Using the data that follows, return exactly the lines from the one that contains "Emit a component" through the one that contains "YAxis, ReferenceLine, ReferenceDot", ends included.

INPUT FOR THIS TASK
--
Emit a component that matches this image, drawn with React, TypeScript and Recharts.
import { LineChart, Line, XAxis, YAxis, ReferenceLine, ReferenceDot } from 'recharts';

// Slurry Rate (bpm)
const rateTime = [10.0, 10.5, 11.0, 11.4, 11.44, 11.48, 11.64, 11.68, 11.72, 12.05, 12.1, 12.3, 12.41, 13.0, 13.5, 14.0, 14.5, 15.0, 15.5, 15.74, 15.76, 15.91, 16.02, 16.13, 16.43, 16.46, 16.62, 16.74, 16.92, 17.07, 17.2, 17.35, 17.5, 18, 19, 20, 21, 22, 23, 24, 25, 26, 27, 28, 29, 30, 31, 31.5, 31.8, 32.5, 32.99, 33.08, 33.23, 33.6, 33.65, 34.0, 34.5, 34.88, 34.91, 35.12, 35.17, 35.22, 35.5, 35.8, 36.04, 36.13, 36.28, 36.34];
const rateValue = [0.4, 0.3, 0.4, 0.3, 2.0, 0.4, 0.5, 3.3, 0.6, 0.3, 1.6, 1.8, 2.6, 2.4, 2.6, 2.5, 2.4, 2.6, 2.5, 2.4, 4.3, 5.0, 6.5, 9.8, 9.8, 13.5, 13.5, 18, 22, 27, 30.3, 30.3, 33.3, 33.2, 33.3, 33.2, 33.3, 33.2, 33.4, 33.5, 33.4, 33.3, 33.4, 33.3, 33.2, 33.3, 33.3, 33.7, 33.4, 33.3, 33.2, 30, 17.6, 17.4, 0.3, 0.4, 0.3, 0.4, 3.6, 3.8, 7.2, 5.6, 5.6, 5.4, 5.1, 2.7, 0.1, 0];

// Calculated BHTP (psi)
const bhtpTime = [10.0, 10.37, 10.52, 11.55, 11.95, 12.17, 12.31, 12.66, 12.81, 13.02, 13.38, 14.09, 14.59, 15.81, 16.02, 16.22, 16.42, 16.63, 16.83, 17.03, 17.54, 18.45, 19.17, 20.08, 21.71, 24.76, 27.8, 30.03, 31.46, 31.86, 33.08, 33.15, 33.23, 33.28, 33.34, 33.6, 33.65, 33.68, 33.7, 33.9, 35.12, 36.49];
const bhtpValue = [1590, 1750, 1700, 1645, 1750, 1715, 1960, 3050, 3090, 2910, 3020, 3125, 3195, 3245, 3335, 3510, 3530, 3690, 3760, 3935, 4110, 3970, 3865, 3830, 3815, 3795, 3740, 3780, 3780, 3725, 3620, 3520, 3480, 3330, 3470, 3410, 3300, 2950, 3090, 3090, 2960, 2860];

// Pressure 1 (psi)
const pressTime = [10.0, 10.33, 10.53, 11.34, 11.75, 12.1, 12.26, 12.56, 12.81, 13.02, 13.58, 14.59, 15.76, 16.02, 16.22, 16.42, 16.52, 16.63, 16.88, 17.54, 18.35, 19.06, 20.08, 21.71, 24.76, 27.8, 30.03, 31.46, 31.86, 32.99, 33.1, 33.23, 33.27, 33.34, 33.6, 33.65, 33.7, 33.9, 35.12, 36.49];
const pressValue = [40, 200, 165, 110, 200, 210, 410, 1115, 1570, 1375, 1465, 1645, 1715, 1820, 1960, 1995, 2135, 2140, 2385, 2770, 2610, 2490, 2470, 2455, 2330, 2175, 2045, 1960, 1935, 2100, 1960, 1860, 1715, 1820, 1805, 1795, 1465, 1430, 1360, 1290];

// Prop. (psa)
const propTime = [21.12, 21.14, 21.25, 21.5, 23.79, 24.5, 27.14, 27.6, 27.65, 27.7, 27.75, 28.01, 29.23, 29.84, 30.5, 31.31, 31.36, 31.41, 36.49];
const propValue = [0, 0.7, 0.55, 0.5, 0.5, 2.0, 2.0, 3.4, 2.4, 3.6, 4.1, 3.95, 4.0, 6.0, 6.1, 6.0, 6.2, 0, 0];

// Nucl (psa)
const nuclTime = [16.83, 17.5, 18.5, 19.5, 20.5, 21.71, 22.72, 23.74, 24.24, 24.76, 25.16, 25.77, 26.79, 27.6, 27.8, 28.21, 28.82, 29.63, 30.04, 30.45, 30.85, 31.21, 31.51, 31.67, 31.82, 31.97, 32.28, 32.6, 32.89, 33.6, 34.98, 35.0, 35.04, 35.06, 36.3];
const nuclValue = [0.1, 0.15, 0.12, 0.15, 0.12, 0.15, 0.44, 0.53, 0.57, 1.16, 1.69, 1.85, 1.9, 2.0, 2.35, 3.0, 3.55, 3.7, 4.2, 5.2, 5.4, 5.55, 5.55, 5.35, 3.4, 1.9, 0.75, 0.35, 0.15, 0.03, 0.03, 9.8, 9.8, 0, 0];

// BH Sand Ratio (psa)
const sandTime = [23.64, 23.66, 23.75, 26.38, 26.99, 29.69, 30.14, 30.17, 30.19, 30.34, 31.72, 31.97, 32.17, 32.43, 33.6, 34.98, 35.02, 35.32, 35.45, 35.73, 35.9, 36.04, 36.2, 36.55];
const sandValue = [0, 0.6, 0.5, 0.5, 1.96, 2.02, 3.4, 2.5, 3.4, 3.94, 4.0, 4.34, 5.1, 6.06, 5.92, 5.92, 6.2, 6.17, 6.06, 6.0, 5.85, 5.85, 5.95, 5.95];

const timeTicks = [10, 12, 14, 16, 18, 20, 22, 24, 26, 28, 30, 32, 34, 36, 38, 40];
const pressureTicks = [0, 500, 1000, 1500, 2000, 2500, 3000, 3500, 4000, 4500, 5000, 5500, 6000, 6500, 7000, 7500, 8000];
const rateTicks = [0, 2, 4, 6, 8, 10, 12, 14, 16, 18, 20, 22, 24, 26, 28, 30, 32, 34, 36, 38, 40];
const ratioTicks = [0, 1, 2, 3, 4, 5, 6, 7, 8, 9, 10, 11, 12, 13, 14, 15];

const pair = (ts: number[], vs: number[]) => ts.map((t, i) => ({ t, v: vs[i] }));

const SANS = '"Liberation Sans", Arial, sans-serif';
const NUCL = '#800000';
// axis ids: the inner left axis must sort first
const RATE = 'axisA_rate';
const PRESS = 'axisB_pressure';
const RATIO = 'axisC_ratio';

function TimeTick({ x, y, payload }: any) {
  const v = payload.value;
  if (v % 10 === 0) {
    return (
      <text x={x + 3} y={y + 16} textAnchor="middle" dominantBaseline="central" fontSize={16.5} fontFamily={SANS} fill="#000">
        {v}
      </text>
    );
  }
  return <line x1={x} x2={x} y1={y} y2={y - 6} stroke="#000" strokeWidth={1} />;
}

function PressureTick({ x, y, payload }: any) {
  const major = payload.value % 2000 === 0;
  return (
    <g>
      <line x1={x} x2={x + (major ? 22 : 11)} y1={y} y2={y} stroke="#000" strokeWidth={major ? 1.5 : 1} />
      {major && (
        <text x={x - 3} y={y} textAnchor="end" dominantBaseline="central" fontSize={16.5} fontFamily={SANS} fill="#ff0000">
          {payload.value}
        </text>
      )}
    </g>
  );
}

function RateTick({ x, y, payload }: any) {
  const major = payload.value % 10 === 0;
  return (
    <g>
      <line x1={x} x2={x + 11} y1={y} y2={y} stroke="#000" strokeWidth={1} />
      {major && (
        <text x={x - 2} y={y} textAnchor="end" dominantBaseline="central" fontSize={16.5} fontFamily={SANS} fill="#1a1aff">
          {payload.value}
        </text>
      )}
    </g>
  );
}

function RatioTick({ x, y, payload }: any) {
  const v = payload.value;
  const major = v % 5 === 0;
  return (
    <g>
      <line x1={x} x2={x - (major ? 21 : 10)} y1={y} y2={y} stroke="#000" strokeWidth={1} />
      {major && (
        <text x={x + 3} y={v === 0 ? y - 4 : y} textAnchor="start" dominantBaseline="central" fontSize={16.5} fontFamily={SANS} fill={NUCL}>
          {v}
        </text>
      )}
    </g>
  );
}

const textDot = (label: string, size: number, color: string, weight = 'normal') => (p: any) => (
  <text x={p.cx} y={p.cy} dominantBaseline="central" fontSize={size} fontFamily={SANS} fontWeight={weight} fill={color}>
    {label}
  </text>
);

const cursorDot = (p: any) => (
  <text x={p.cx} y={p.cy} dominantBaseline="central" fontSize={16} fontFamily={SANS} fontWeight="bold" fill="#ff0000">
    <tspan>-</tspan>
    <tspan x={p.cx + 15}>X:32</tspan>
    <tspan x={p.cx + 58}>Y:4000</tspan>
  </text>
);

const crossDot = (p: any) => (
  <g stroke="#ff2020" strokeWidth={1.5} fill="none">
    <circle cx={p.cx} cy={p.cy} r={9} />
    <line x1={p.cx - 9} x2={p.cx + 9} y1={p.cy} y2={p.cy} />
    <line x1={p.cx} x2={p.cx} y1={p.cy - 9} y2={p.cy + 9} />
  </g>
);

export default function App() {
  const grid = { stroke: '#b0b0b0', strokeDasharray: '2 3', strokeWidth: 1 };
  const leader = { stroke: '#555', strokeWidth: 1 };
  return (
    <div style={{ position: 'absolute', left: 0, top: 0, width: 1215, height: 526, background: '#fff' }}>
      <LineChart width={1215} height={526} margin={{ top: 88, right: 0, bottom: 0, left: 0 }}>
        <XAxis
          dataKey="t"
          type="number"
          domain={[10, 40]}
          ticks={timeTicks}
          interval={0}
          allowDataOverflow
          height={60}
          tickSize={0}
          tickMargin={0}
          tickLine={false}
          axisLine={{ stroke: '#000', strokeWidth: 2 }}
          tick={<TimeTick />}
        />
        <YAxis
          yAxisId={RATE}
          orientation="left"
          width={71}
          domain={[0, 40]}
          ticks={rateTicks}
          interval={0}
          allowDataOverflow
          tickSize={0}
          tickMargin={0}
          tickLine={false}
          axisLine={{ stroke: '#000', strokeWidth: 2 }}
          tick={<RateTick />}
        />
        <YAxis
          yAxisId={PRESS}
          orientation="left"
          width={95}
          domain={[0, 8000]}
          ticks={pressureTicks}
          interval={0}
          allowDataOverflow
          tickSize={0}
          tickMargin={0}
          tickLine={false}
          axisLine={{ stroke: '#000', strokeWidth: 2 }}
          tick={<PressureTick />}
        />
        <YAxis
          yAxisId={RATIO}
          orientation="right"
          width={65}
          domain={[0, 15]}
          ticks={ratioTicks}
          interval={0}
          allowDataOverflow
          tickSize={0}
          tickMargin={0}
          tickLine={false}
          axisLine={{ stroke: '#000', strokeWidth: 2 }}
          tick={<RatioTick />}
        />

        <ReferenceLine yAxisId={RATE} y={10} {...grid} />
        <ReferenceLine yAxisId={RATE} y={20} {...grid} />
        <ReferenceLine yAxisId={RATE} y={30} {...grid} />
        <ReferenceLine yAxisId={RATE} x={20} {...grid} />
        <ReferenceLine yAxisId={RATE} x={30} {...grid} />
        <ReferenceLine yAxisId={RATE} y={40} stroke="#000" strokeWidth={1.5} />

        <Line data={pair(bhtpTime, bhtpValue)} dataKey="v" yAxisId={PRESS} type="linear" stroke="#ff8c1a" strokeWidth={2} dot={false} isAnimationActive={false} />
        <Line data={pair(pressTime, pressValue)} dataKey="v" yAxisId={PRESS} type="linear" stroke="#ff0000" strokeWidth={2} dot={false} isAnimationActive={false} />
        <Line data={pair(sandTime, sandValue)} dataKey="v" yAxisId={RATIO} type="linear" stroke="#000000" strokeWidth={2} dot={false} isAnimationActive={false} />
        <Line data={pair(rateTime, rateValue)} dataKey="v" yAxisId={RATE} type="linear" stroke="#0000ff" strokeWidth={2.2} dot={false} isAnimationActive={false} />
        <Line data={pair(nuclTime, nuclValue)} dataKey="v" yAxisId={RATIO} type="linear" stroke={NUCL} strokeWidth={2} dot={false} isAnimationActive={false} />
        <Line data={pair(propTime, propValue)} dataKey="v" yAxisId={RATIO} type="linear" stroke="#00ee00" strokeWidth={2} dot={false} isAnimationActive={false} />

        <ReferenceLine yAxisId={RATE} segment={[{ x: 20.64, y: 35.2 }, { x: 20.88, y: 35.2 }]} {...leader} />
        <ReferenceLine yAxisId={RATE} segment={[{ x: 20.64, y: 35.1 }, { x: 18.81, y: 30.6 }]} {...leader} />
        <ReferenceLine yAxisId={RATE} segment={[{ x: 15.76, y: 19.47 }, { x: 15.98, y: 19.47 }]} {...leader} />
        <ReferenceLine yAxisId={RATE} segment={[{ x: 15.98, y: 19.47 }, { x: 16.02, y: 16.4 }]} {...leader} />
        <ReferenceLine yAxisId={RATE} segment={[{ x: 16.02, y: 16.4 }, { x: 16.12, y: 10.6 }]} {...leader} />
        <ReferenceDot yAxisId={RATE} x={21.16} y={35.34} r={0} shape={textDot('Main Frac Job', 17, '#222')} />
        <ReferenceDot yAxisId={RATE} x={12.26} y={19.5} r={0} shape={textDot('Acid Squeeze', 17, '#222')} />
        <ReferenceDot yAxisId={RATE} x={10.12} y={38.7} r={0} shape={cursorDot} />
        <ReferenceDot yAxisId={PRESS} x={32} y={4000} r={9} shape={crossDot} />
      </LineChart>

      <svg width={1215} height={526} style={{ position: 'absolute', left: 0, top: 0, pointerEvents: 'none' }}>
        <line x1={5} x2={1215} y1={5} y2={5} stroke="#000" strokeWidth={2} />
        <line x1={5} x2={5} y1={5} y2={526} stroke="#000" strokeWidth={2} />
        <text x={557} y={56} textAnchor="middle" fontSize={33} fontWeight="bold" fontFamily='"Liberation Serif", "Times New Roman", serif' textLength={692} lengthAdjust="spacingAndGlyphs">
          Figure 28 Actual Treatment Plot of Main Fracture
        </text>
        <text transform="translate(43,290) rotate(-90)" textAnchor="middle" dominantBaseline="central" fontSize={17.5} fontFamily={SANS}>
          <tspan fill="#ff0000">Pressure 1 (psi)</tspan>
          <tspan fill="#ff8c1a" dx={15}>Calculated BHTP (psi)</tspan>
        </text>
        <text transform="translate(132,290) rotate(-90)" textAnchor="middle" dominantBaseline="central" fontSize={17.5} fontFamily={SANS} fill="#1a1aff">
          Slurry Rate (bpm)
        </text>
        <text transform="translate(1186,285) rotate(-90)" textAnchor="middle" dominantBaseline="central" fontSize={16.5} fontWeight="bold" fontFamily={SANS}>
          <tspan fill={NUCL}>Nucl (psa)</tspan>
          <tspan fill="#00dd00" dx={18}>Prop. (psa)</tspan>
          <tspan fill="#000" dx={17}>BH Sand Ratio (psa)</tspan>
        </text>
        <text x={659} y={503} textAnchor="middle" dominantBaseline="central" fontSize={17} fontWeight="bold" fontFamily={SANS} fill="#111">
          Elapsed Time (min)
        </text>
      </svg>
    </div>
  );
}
--
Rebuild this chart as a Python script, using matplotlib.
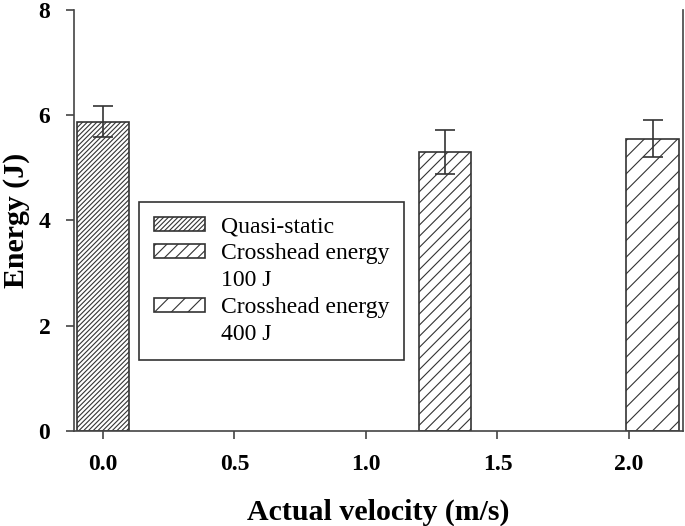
--
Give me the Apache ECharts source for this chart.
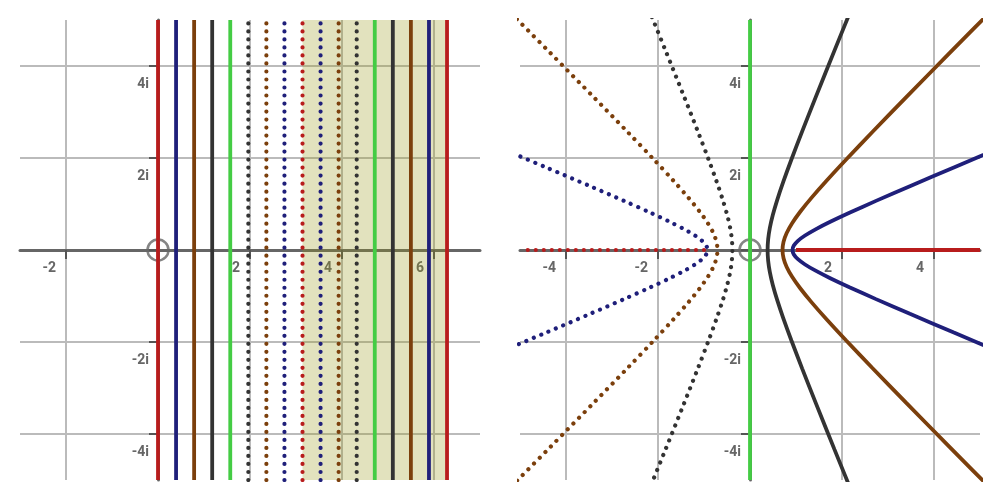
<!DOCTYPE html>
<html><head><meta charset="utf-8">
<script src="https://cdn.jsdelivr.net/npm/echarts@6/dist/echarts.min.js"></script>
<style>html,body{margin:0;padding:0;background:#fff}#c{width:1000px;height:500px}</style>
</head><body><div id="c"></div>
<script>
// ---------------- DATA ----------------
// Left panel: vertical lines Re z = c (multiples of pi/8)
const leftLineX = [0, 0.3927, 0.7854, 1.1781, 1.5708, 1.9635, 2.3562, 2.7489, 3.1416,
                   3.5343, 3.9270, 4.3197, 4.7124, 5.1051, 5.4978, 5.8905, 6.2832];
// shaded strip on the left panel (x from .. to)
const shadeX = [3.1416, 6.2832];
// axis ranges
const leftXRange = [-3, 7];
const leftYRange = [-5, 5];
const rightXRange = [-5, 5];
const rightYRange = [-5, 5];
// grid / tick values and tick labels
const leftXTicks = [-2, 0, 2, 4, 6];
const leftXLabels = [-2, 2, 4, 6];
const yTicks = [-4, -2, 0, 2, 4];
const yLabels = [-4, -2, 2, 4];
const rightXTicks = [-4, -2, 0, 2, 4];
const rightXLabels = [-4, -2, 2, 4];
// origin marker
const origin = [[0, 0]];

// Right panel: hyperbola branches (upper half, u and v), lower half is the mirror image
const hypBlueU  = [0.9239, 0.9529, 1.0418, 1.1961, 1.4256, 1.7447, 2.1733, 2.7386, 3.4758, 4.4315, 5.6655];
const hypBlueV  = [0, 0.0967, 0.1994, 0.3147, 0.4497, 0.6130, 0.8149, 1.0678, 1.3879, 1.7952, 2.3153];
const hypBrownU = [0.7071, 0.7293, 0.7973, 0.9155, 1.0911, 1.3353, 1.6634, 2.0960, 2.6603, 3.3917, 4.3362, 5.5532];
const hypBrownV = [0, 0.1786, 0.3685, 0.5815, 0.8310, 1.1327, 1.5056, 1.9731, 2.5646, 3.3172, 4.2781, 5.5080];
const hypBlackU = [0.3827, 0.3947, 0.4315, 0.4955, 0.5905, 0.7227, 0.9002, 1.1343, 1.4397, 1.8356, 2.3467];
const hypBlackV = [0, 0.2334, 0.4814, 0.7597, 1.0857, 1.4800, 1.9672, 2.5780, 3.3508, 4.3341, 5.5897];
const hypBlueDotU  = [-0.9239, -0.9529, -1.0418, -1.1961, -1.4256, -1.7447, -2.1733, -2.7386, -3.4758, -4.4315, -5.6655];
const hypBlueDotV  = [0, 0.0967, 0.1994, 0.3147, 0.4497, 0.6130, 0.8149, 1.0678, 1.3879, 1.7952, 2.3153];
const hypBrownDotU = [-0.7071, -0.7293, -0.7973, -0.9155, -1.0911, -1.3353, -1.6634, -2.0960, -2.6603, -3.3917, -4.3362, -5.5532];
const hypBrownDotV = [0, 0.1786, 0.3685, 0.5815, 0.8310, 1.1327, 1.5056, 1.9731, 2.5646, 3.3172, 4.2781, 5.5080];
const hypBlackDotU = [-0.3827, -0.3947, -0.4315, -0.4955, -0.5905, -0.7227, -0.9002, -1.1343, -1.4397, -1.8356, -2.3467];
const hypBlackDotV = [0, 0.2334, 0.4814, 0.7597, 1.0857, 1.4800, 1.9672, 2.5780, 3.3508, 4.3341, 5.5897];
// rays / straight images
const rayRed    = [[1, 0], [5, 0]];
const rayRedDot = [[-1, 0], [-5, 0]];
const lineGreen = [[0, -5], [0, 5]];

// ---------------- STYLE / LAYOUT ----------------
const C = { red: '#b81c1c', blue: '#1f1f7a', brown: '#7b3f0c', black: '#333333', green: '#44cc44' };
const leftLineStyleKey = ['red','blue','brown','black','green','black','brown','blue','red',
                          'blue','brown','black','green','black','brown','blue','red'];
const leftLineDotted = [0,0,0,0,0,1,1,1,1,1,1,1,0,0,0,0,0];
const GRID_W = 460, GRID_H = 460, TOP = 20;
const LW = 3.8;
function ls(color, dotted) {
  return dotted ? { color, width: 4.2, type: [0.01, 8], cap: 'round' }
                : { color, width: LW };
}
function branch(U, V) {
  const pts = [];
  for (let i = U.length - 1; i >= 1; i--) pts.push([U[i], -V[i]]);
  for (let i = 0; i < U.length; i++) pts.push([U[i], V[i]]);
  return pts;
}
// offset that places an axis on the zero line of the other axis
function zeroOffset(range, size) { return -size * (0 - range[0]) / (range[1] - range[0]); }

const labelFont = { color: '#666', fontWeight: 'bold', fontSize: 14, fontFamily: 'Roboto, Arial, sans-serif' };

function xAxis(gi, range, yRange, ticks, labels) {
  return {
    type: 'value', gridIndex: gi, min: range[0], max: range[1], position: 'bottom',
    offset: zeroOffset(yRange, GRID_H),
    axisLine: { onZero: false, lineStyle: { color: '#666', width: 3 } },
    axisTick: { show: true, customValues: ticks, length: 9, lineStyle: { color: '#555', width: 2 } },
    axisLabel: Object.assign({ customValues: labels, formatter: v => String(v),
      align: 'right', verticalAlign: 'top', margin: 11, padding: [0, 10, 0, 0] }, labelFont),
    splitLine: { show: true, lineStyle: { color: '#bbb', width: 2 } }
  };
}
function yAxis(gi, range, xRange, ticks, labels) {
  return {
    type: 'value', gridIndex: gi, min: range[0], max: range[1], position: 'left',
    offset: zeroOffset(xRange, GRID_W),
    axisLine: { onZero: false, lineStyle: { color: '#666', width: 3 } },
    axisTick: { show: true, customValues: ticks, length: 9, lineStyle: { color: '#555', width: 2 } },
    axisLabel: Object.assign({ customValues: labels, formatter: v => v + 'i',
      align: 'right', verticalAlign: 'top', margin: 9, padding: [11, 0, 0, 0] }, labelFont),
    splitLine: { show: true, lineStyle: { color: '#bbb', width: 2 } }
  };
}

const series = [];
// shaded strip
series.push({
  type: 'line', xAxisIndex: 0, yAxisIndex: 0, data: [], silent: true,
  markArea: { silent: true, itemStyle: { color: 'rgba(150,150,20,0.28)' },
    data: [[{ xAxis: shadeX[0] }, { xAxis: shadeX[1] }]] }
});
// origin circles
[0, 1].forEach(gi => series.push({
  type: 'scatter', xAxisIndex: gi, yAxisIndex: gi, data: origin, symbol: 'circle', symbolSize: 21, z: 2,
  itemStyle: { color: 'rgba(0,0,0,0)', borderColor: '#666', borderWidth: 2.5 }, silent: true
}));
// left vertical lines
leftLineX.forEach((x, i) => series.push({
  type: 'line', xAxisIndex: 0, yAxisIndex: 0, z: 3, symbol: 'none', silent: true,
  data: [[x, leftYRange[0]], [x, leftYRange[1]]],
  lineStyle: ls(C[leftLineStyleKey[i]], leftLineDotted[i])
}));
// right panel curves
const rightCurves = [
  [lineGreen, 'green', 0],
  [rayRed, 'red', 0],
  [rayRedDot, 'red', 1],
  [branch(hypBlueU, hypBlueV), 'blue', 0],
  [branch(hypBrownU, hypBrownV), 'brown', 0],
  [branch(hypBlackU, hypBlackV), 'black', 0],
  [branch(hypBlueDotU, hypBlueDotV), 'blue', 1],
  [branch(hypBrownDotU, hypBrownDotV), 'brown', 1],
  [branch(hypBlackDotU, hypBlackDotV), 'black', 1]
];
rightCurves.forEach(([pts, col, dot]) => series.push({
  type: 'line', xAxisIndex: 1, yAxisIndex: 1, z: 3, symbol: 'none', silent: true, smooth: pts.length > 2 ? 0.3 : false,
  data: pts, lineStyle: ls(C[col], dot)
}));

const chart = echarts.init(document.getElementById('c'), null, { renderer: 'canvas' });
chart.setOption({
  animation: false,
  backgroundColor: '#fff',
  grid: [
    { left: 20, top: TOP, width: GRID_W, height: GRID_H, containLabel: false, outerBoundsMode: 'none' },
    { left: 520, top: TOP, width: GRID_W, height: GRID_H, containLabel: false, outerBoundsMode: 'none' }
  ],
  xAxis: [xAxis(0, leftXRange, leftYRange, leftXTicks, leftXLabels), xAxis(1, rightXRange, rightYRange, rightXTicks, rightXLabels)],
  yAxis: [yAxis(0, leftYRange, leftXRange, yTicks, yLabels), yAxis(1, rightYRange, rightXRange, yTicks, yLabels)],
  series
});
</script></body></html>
--
SOLUTION FOR THIS EXERCISE
Emit a component that matches this image, drawn with React, TypeScript and Recharts.
import { LineChart, Line, XAxis, YAxis, ReferenceLine, ReferenceDot } from 'recharts';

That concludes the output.